▶ **WORK INSTRUCTIONS**
Lines from the one containing "Recreate this image" to the one containing "const yTicks=[0.64,0.66,0.68,0.70,0.72,0.74];", both lines included, are to be extracted exactly from the data below; pictures are excluded.

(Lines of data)
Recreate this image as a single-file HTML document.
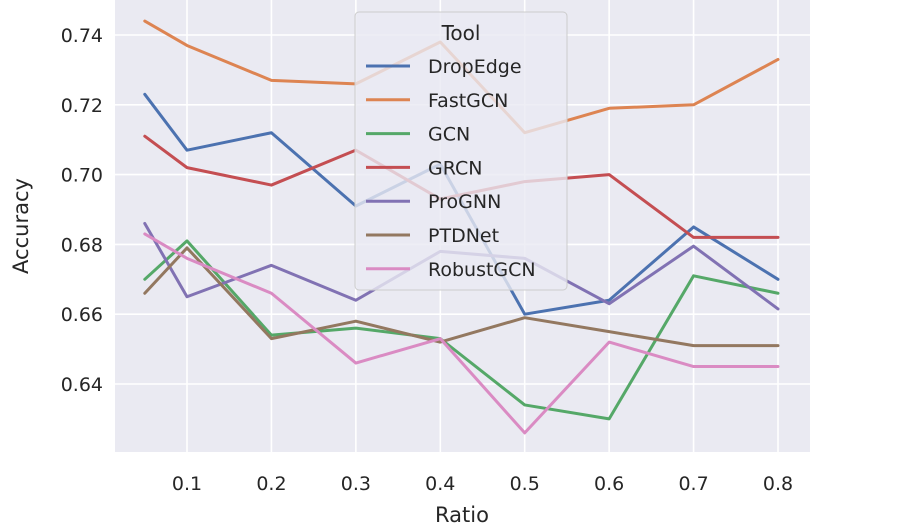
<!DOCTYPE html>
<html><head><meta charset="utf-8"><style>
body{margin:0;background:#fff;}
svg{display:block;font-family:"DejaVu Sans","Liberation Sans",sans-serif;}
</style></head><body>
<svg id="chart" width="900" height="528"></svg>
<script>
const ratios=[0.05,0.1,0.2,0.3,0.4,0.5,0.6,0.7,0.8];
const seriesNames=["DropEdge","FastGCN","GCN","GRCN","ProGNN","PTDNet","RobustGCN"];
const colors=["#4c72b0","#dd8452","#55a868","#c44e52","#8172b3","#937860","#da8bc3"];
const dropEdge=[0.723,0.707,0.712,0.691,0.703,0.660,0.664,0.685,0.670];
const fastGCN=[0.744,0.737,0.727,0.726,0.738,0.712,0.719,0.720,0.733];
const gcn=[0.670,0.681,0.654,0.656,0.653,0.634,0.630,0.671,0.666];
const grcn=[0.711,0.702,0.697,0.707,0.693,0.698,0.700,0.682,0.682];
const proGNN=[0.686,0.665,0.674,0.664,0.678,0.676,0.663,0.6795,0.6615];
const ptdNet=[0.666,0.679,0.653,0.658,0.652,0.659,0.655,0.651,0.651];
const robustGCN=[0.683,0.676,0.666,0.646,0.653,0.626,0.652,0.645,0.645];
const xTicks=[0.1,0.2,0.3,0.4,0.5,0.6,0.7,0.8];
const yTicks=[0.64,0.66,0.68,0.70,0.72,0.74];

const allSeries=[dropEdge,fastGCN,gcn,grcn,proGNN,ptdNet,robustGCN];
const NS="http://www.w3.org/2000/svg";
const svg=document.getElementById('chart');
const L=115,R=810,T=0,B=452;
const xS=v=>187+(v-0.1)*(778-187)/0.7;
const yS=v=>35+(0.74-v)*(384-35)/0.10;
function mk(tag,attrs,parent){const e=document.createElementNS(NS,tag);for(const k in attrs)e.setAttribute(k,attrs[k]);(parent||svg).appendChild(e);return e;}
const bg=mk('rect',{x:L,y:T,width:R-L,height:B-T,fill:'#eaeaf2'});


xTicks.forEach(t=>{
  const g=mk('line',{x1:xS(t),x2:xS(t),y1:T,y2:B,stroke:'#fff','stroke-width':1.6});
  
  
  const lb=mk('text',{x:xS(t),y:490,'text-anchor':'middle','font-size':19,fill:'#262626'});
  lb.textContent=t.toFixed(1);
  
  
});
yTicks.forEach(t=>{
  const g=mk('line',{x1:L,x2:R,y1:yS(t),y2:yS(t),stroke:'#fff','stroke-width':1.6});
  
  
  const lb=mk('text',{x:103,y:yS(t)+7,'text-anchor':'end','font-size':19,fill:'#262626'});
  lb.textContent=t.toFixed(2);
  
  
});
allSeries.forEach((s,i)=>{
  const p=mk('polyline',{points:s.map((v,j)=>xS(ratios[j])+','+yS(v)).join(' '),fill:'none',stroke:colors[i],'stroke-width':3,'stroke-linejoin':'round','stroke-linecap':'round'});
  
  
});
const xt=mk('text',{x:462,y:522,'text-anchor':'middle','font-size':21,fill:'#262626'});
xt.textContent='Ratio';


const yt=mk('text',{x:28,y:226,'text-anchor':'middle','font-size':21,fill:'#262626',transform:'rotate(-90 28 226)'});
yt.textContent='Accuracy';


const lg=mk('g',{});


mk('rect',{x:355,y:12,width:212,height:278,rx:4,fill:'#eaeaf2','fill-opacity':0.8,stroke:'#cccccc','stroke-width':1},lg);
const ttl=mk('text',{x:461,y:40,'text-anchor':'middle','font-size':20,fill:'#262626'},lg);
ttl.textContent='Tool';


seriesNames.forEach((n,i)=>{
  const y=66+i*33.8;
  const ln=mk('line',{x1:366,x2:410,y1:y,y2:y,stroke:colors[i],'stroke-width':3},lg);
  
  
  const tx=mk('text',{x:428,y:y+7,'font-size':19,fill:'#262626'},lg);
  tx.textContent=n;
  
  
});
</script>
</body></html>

==

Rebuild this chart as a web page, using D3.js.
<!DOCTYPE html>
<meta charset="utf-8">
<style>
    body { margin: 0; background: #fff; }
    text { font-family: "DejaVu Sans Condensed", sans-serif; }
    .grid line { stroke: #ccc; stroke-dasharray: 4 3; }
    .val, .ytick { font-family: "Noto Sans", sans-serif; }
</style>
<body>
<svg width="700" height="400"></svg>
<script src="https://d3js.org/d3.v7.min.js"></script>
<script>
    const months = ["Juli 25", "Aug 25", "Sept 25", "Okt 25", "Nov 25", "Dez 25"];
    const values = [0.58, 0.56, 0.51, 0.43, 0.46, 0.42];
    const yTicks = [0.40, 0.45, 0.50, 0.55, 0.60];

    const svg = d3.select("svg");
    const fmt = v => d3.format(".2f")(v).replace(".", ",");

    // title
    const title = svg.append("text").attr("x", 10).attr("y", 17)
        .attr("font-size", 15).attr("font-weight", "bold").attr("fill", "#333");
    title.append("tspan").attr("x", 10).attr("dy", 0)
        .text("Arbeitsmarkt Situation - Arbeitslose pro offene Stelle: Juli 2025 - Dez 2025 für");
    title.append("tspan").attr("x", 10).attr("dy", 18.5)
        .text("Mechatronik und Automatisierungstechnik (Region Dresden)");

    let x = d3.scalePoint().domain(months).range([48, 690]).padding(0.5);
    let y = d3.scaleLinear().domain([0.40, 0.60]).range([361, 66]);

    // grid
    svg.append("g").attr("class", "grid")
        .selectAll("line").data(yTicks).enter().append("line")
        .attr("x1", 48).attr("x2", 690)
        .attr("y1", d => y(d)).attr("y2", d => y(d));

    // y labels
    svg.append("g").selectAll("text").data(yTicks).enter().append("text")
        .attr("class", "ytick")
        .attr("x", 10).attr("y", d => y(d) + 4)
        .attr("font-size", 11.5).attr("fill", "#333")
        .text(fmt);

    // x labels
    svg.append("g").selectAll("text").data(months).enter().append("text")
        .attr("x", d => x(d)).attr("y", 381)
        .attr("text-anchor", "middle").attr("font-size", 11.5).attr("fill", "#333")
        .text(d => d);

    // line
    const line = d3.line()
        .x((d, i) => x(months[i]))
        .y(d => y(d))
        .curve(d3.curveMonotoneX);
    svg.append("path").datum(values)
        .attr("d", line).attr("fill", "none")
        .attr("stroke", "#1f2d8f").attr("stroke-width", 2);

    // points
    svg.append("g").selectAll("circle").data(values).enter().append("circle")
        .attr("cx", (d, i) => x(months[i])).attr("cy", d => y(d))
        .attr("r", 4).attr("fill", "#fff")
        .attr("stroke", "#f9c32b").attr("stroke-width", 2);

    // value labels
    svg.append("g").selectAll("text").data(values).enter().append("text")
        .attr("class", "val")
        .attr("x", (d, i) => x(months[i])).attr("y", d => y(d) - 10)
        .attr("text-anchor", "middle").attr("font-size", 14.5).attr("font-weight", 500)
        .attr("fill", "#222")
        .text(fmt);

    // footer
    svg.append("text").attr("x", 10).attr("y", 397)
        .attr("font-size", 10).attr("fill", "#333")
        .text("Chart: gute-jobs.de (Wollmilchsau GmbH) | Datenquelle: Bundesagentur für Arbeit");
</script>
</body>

--

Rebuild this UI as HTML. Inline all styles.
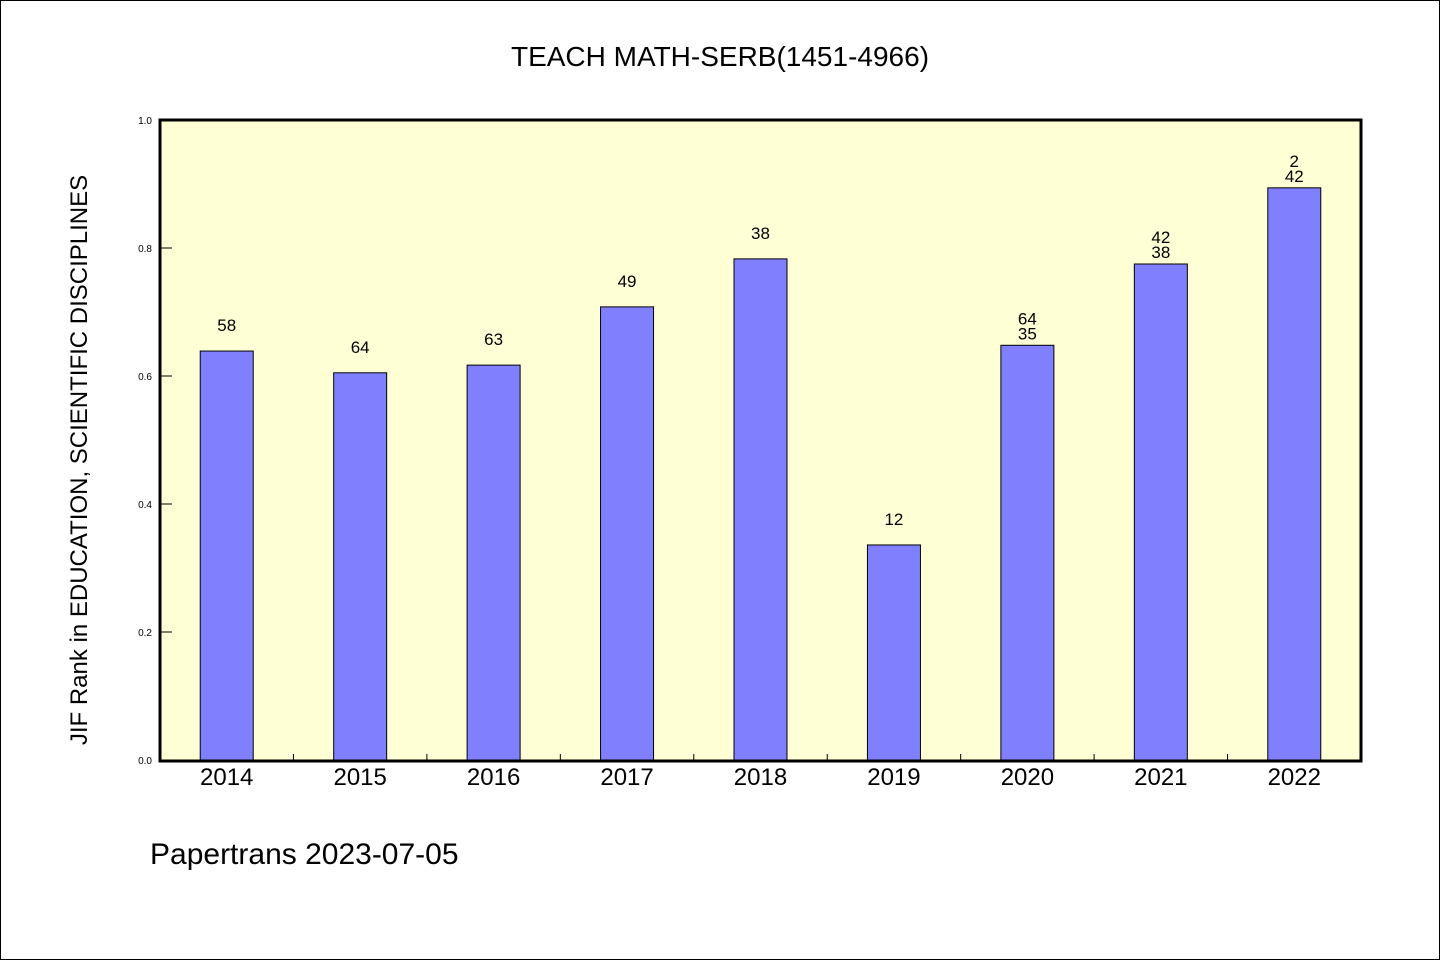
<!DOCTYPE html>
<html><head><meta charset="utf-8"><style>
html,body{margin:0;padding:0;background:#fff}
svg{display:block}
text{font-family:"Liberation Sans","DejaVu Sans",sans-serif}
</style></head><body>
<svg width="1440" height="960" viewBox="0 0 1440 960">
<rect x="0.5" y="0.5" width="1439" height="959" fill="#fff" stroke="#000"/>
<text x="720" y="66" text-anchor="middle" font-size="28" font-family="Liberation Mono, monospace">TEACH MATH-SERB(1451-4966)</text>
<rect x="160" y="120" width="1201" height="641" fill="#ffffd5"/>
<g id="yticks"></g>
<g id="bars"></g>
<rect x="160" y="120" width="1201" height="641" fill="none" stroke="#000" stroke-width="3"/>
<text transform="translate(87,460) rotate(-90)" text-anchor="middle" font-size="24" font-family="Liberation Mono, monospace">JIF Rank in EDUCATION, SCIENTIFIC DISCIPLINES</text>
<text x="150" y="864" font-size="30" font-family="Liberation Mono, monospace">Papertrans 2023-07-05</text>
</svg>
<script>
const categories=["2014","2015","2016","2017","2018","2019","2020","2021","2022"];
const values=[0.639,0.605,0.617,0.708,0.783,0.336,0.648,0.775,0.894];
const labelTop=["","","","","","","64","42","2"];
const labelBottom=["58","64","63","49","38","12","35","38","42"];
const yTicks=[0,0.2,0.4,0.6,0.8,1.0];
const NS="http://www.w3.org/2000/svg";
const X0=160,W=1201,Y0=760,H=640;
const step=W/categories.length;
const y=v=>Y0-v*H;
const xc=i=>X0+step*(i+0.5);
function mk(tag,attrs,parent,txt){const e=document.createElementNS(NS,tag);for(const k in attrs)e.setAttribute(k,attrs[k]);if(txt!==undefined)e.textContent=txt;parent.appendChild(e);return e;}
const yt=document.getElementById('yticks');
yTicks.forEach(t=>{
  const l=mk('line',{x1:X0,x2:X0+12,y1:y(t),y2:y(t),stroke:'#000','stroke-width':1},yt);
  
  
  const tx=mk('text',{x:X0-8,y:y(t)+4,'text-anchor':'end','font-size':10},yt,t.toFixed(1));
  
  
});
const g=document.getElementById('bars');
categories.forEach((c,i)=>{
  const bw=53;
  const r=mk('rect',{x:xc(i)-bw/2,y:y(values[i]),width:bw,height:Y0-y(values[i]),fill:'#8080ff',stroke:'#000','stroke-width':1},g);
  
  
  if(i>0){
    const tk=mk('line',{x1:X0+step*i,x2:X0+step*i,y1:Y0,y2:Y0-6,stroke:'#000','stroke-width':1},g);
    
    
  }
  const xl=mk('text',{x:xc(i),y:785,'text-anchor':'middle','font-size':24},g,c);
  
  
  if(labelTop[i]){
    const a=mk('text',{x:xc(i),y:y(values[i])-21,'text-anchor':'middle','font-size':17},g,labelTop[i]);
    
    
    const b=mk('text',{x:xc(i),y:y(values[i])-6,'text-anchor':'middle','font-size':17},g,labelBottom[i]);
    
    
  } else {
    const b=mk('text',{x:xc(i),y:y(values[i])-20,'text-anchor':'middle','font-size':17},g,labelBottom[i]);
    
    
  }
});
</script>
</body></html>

▶ **WRITTEN RESPONSE**
Recreate this image as a single-file HTML document.
<!DOCTYPE html>
<html><head><meta charset="utf-8"><style>
body{margin:0;background:#fff;}
svg{display:block;font-family:"DejaVu Sans","Liberation Sans",sans-serif;}
</style></head><body>
<svg id="chart" width="900" height="528"></svg>
<script>
const ratios=[0.05,0.1,0.2,0.3,0.4,0.5,0.6,0.7,0.8];
const seriesNames=["DropEdge","FastGCN","GCN","GRCN","ProGNN","PTDNet","RobustGCN"];
const colors=["#4c72b0","#dd8452","#55a868","#c44e52","#8172b3","#937860","#da8bc3"];
const dropEdge=[0.723,0.707,0.712,0.691,0.703,0.660,0.664,0.685,0.670];
const fastGCN=[0.744,0.737,0.727,0.726,0.738,0.712,0.719,0.720,0.733];
const gcn=[0.670,0.681,0.654,0.656,0.653,0.634,0.630,0.671,0.666];
const grcn=[0.711,0.702,0.697,0.707,0.693,0.698,0.700,0.682,0.682];
const proGNN=[0.686,0.665,0.674,0.664,0.678,0.676,0.663,0.6795,0.6615];
const ptdNet=[0.666,0.679,0.653,0.658,0.652,0.659,0.655,0.651,0.651];
const robustGCN=[0.683,0.676,0.666,0.646,0.653,0.626,0.652,0.645,0.645];
const xTicks=[0.1,0.2,0.3,0.4,0.5,0.6,0.7,0.8];
const yTicks=[0.64,0.66,0.68,0.70,0.72,0.74];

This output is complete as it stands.